Andy knew it was only because of Miranda's gentle touch and unwavering eyes that Andy managed to go through the tying of the knots another four times. Afterward she was exhausted. She barely registered when Dr. Andersen told Miranda what she needed to know about Andy's expected recovery. Soon the lamps in Miranda's room were turned off, all but one, and Andy saw she was dressed in a similar nightgown as the one she herself wore.
"I didn't mean to take over your bed like this. Surely you have a guest bed I can use, or a couch?" Andy tried to sit up, but Miranda firmly pushed her back against the soft, luxurious pillows.
"Dr. Andersen explained I need to make sure you don't take a turn for the worse tonight. I don't mind, but I won't spend the night in a chair. I fully intend to sleep in my bed as usual." Miranda folded back the bed sheet and the blankets and slipped in next to Andy.

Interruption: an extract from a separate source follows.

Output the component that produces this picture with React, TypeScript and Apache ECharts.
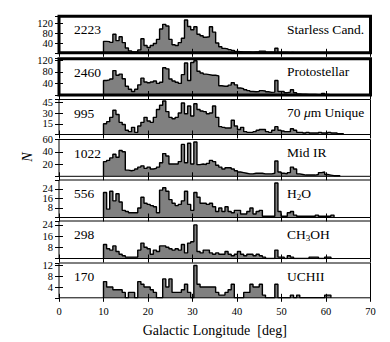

This stole the last breath Andy had left in her lungs. Without makeup, Miranda looked different, but also softer and more approachable, which Andy knew was an optical illusion. Miranda had taken down her white hair and wore it in a braid down across her left shoulder. It reached almost to her breast— Andy stopped her thoughts right there. Absolutely no way would she graze the thought of Miranda Priestly's breasts. Not even once.
Still, having Miranda so close, and simply knowing she was there, was enough for Andy to relax and let sleep take over. She thought she felt a hand on her shoulder, and a voice whispering, "Just sleep, Andrea. I'll be right here if you need me," but it might just as well have been a dream.